Figure scripts
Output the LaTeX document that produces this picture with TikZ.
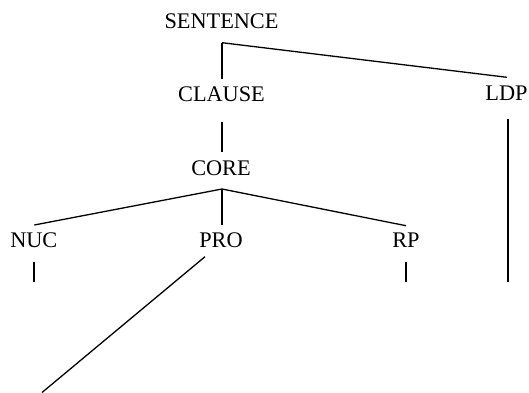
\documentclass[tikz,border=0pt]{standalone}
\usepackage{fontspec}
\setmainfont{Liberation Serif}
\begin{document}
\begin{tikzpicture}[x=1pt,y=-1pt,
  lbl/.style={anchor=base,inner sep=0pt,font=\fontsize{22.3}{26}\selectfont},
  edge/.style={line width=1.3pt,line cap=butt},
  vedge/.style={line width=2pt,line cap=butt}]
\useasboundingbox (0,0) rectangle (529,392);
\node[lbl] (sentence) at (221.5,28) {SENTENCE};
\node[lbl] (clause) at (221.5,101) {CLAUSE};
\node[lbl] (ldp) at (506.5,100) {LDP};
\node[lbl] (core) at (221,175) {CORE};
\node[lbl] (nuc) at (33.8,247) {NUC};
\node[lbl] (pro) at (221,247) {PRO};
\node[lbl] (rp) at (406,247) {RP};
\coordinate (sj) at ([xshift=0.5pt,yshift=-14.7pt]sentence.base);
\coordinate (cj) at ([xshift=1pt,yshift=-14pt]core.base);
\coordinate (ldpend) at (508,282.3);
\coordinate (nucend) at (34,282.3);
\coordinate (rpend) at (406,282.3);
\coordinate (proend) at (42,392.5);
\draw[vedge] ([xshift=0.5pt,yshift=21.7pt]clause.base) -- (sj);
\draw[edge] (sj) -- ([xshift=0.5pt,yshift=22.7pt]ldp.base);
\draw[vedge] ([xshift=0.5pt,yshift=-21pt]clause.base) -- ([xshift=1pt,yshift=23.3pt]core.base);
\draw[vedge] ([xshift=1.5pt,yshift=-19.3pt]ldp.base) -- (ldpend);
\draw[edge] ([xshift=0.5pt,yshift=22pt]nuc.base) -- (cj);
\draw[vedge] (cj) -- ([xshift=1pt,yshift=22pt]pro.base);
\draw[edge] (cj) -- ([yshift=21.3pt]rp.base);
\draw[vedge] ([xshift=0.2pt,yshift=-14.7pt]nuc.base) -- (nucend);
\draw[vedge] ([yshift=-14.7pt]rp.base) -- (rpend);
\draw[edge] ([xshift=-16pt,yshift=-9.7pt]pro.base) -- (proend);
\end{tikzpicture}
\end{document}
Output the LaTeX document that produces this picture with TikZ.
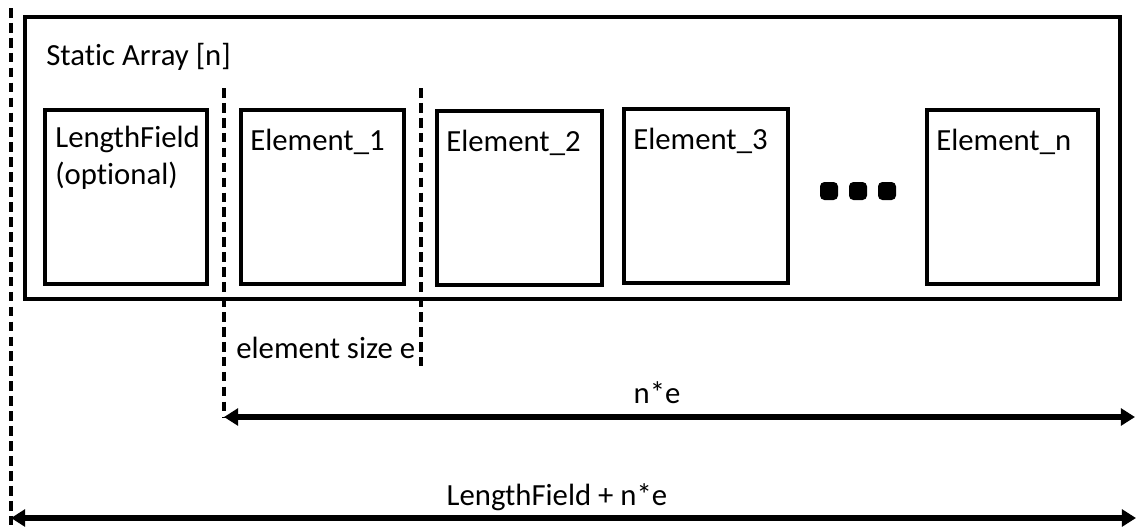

What is expected: Without the pictures, transcribe the listing above exactly.

Exercise solution:
Output the LaTeX document that produces this picture with TikZ.
\documentclass[tikz,border=0pt]{standalone}
\usepackage{fontspec}
\setmainfont{Liberation Serif}
\begin{document}
\begin{tikzpicture}[x=1pt,y=-1pt,
  lbl/.style={anchor=base,inner sep=0pt,font=\fontsize{22.3}{26}\selectfont},
  edge/.style={line width=1.3pt,line cap=butt},
  vedge/.style={line width=2pt,line cap=butt}]
\useasboundingbox (0,0) rectangle (529,392);
\node[lbl] (sentence) at (221.5,28) {SENTENCE};
\node[lbl] (clause) at (221.5,101) {CLAUSE};
\node[lbl] (ldp) at (506.5,100) {LDP};
\node[lbl] (core) at (221,175) {CORE};
\node[lbl] (nuc) at (33.8,247) {NUC};
\node[lbl] (pro) at (221,247) {PRO};
\node[lbl] (rp) at (406,247) {RP};
\coordinate (sj) at ([xshift=0.5pt,yshift=-14.7pt]sentence.base);
\coordinate (cj) at ([xshift=1pt,yshift=-14pt]core.base);
\coordinate (ldpend) at (508,282.3);
\coordinate (nucend) at (34,282.3);
\coordinate (rpend) at (406,282.3);
\coordinate (proend) at (42,392.5);
\draw[vedge] ([xshift=0.5pt,yshift=21.7pt]clause.base) -- (sj);
\draw[edge] (sj) -- ([xshift=0.5pt,yshift=22.7pt]ldp.base);
\draw[vedge] ([xshift=0.5pt,yshift=-21pt]clause.base) -- ([xshift=1pt,yshift=23.3pt]core.base);
\draw[vedge] ([xshift=1.5pt,yshift=-19.3pt]ldp.base) -- (ldpend);
\draw[edge] ([xshift=0.5pt,yshift=22pt]nuc.base) -- (cj);
\draw[vedge] (cj) -- ([xshift=1pt,yshift=22pt]pro.base);
\draw[edge] (cj) -- ([yshift=21.3pt]rp.base);
\draw[vedge] ([xshift=0.2pt,yshift=-14.7pt]nuc.base) -- (nucend);
\draw[vedge] ([yshift=-14.7pt]rp.base) -- (rpend);
\draw[edge] ([xshift=-16pt,yshift=-9.7pt]pro.base) -- (proend);
\end{tikzpicture}
\end{document}
Output the LaTeX document that produces this picture with TikZ.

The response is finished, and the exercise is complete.